▸ **EXERCISE BRIEF**: Using the records below, copy exactly the part that opens with the line holding "Give me the matplotlib source for this chart." and closes with the line holding "plt.rcParams['axes.unicode_minus'] = False", minus the pictures.

▸ **STORED ROWS**:
--- start ---

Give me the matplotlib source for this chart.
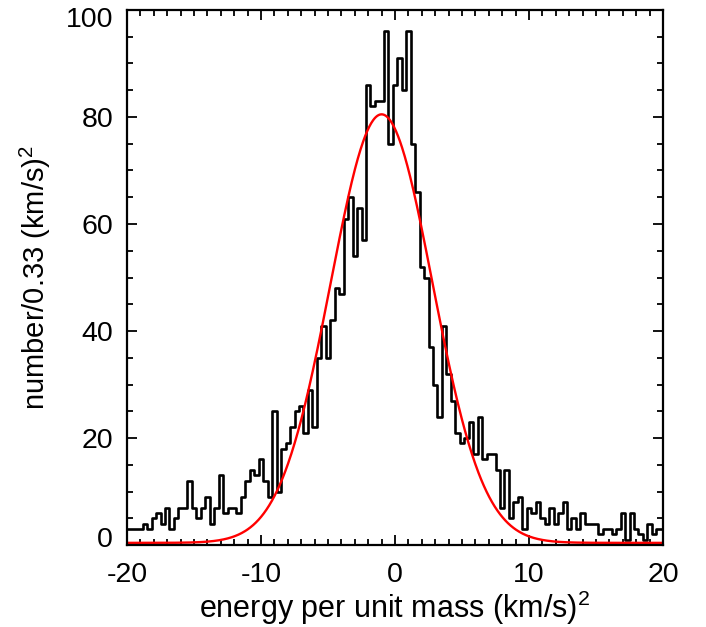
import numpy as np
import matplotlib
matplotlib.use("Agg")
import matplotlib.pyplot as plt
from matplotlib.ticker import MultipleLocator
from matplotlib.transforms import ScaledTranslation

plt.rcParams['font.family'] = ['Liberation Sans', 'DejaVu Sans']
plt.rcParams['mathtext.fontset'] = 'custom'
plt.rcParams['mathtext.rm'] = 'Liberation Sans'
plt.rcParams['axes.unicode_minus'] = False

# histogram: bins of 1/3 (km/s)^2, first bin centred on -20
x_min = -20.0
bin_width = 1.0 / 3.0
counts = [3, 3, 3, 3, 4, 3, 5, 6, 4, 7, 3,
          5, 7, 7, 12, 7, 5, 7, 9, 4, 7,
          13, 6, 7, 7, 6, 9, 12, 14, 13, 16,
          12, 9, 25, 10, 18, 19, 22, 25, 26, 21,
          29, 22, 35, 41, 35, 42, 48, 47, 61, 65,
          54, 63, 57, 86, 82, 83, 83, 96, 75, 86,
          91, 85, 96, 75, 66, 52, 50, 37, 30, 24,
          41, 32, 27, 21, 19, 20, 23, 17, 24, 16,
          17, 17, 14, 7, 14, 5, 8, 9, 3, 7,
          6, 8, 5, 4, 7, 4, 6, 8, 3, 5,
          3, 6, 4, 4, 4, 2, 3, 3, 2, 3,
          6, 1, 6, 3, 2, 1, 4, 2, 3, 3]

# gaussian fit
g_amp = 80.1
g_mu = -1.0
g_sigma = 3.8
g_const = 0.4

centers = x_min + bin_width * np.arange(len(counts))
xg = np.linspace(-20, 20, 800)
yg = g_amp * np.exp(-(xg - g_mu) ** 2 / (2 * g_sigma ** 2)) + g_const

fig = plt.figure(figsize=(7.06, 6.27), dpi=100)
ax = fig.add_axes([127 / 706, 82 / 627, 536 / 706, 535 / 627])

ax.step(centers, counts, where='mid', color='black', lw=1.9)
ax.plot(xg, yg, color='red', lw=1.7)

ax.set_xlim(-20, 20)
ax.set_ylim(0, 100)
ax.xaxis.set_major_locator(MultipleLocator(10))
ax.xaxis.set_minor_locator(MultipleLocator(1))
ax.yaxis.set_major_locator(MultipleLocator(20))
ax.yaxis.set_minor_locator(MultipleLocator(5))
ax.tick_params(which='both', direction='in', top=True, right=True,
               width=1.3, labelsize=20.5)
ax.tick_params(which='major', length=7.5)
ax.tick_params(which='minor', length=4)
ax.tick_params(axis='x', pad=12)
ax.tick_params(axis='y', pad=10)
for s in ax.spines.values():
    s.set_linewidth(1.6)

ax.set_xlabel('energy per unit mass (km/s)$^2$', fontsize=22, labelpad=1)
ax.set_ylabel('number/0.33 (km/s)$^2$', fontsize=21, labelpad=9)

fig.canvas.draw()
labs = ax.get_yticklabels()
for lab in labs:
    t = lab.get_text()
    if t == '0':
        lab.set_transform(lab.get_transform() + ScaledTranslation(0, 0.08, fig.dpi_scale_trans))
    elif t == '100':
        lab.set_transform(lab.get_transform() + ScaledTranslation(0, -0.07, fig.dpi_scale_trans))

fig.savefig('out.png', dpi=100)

--- end ---
--- start ---

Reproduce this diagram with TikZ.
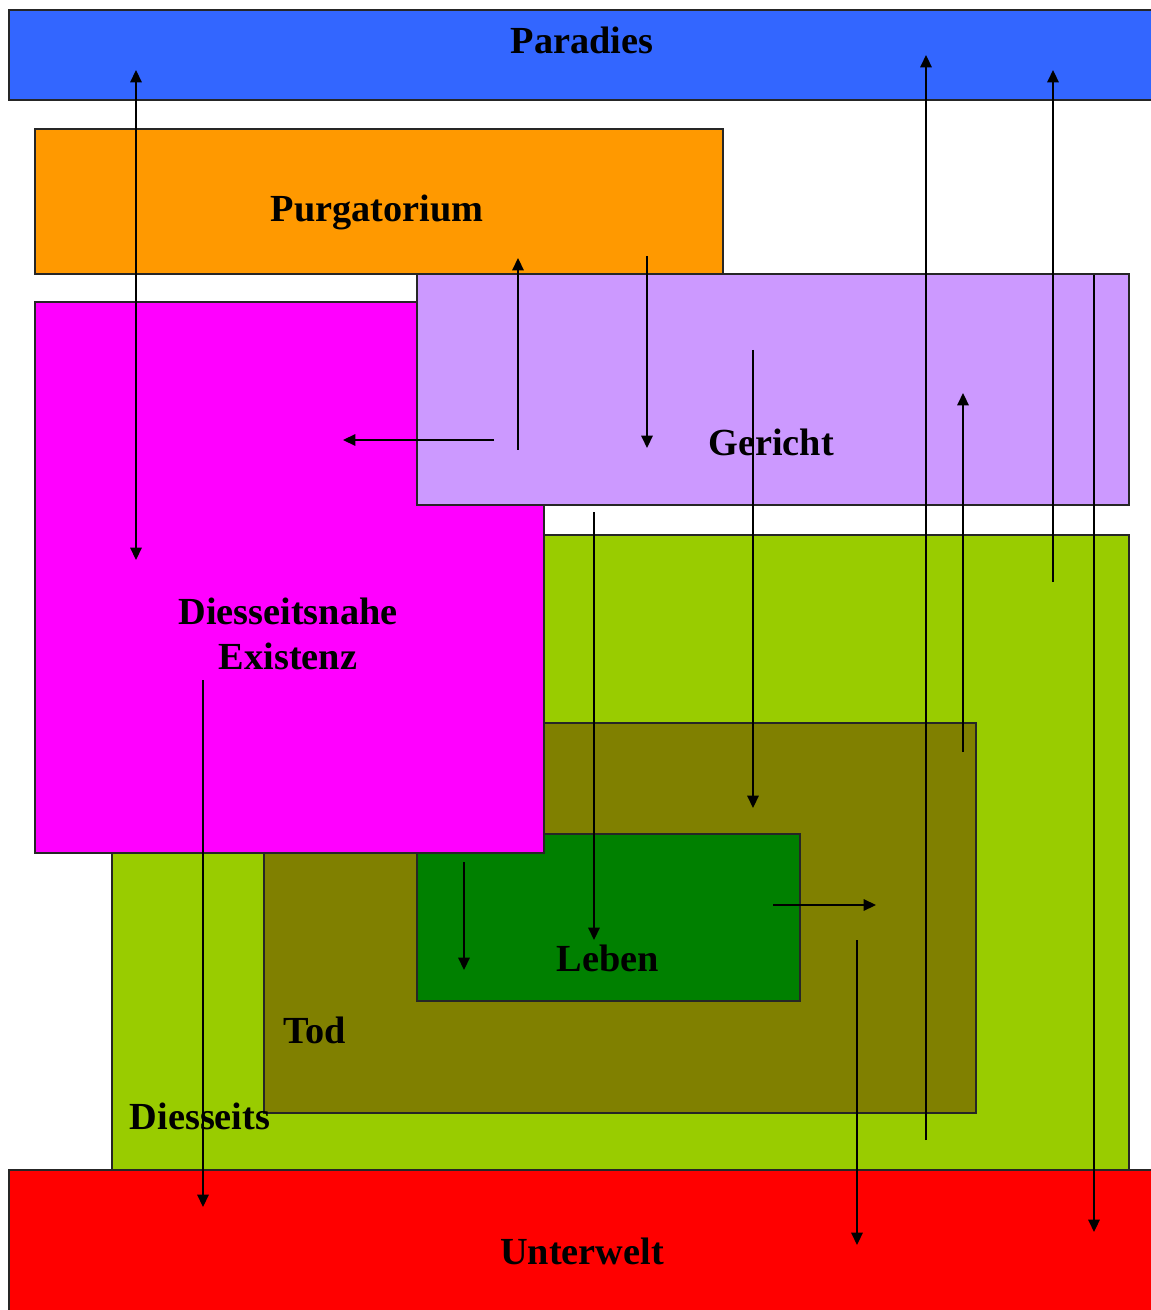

--- end ---

▸ **ANSWER FOR THIS EXERCISE**:
Give me the matplotlib source for this chart.
import numpy as np
import matplotlib
matplotlib.use("Agg")
import matplotlib.pyplot as plt
from matplotlib.ticker import MultipleLocator
from matplotlib.transforms import ScaledTranslation

plt.rcParams['font.family'] = ['Liberation Sans', 'DejaVu Sans']
plt.rcParams['mathtext.fontset'] = 'custom'
plt.rcParams['mathtext.rm'] = 'Liberation Sans'
plt.rcParams['axes.unicode_minus'] = False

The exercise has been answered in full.